■ Task prompt:
Retype the lines from the first one in the records down to the line containing "transform=fig.transFigure, color='#e0e0e0', linewidth=1))", counting both, and leave out any pictures.

■ Entries provided:

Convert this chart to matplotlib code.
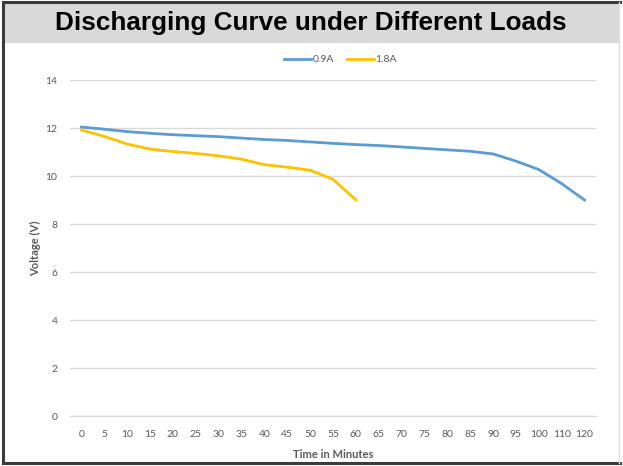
import matplotlib.pyplot as plt
from matplotlib.patches import Rectangle
from matplotlib.lines import Line2D

# categories on the x axis (Excel category axis, not evenly scaled)
minutes = ['0', '5', '10', '15', '20', '25', '30', '35', '40', '45', '50', '55',
           '60', '65', '70', '75', '80', '85', '90', '95', '100', '110', '120']

# voltage readings
volts_09a = [12.04, 11.95, 11.85, 11.78, 11.72, 11.68, 11.64, 11.58, 11.52, 11.48,
             11.42, 11.36, 11.31, 11.27, 11.21, 11.15, 11.09, 11.03, 10.92, 10.62,
             10.27, 9.68, 9.0]
volts_18a = [11.92, 11.65, 11.33, 11.12, 11.02, 10.94, 10.84, 10.70, 10.47, 10.37,
             10.24, 9.86, 9.0]

blue = '#5B9BD5'
yellow = '#FFC000'
grey_text = '#595959'

fig = plt.figure(figsize=(6.23, 4.66), dpi=100)
W, H = 623, 466

# grey title banner and frame
fig.add_artist(Rectangle((3 / W, 1 - 43 / H), 616 / W, 40 / H,
                         transform=fig.transFigure, facecolor='#D9D9D9',
                         edgecolor='none'))
fig.text(311 / W, 1 - 23 / H, 'Discharging Curve under Different Loads',
         ha='center', va='center', fontsize=18.8, fontweight='bold',
         family='Liberation Sans', color='black')
frame = dict(transform=fig.transFigure, color='#3a3a3a', linewidth=2.2)
fig.add_artist(Line2D([3 / W, 3 / W], [1 - 463 / H, 1 - 2 / H], **frame))
fig.add_artist(Line2D([3 / W, 620 / W], [1 - 2 / H, 1 - 2 / H], **frame))
fig.add_artist(Line2D([3 / W, 620 / W], [1 - 463 / H, 1 - 463 / H], **frame))
fig.add_artist(Line2D([619 / W, 619 / W], [1 - 463 / H, 1 - 2 / H],
                      transform=fig.transFigure, color='#e0e0e0', linewidth=1))

ax = fig.add_axes([70 / W, 1 - 416 / H, 526 / W, 336 / H])
x_all = range(len(minutes))
ax.plot(x_all, volts_09a, color=blue, linewidth=2, label='0.9A')
ax.plot(range(len(volts_18a)), volts_18a, color=yellow, linewidth=2, label='1.8A')

ax.set_xlim(-0.5, len(minutes) - 0.5)
ax.set_ylim(0, 14)
ax.set_xticks(list(x_all))
ax.set_xticklabels(minutes)
ax.set_yticks(range(0, 15, 2))
ax.grid(axis='y', color='#D9D9D9', linewidth=1)
ax.set_axisbelow(True)
for side in ['top', 'right', 'left']:
    ax.spines[side].set_visible(False)
ax.spines['bottom'].set_color('#D9D9D9')
ax.tick_params(axis='x', length=0, labelsize=7.5, colors=grey_text, pad=10)
ax.tick_params(axis='y', length=0, labelsize=7.5, colors=grey_text, pad=9)
for lbl in ax.get_xticklabels() + ax.get_yticklabels():
    lbl.set_family('Lato')

ax.set_xlabel('Time in Minutes', fontsize=8, fontweight='bold',
              color=grey_text, family='Lato', labelpad=7)
ax.set_ylabel('Voltage (V)', fontsize=8, fontweight='bold',
              color=grey_text, family='Lato', labelpad=3)

leg = ax.legend(loc='center', bbox_to_anchor=(0.514, 1.06), ncol=2, frameon=False,
                fontsize=7.5, handlelength=2.6, handletextpad=0.15, columnspacing=1.2)
for t in leg.get_texts():
    t.set_color(grey_text)
    t.set_family('Lato')

fig.savefig('out.png', dpi=100)
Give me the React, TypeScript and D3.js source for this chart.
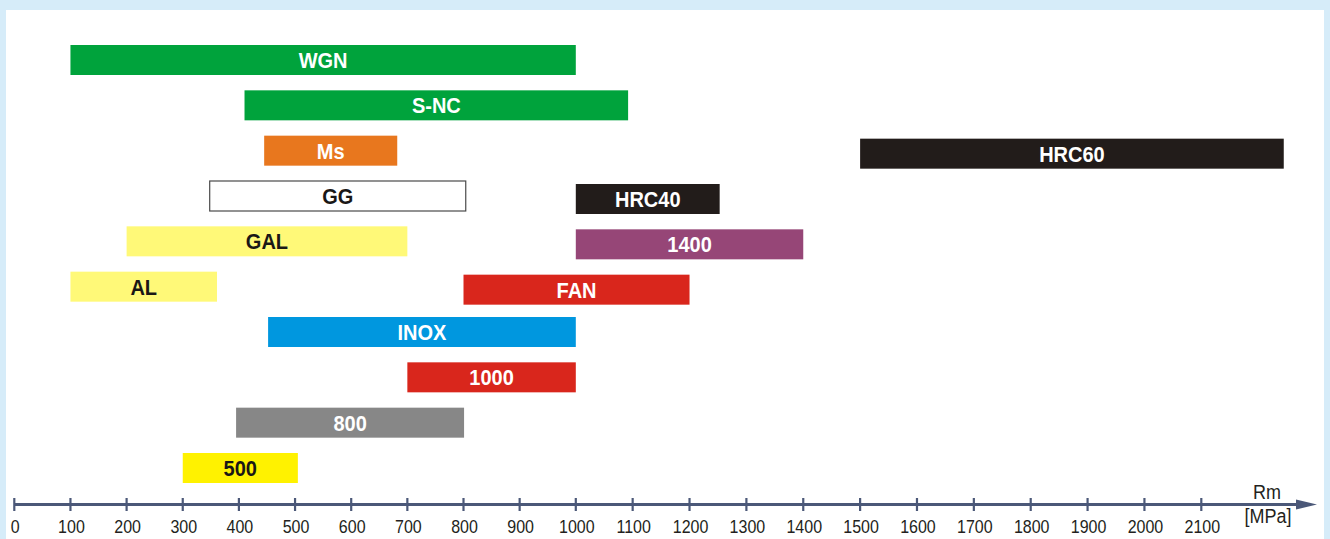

■ Final result:
Convert this chart to matplotlib code.
import matplotlib.pyplot as plt
from matplotlib.patches import Rectangle
from matplotlib.lines import Line2D

# categories on the x axis (Excel category axis, not evenly scaled)
minutes = ['0', '5', '10', '15', '20', '25', '30', '35', '40', '45', '50', '55',
           '60', '65', '70', '75', '80', '85', '90', '95', '100', '110', '120']

# voltage readings
volts_09a = [12.04, 11.95, 11.85, 11.78, 11.72, 11.68, 11.64, 11.58, 11.52, 11.48,
             11.42, 11.36, 11.31, 11.27, 11.21, 11.15, 11.09, 11.03, 10.92, 10.62,
             10.27, 9.68, 9.0]
volts_18a = [11.92, 11.65, 11.33, 11.12, 11.02, 10.94, 10.84, 10.70, 10.47, 10.37,
             10.24, 9.86, 9.0]

blue = '#5B9BD5'
yellow = '#FFC000'
grey_text = '#595959'

fig = plt.figure(figsize=(6.23, 4.66), dpi=100)
W, H = 623, 466

# grey title banner and frame
fig.add_artist(Rectangle((3 / W, 1 - 43 / H), 616 / W, 40 / H,
                         transform=fig.transFigure, facecolor='#D9D9D9',
                         edgecolor='none'))
fig.text(311 / W, 1 - 23 / H, 'Discharging Curve under Different Loads',
         ha='center', va='center', fontsize=18.8, fontweight='bold',
         family='Liberation Sans', color='black')
frame = dict(transform=fig.transFigure, color='#3a3a3a', linewidth=2.2)
fig.add_artist(Line2D([3 / W, 3 / W], [1 - 463 / H, 1 - 2 / H], **frame))
fig.add_artist(Line2D([3 / W, 620 / W], [1 - 2 / H, 1 - 2 / H], **frame))
fig.add_artist(Line2D([3 / W, 620 / W], [1 - 463 / H, 1 - 463 / H], **frame))
fig.add_artist(Line2D([619 / W, 619 / W], [1 - 463 / H, 1 - 2 / H],
                      transform=fig.transFigure, color='#e0e0e0', linewidth=1))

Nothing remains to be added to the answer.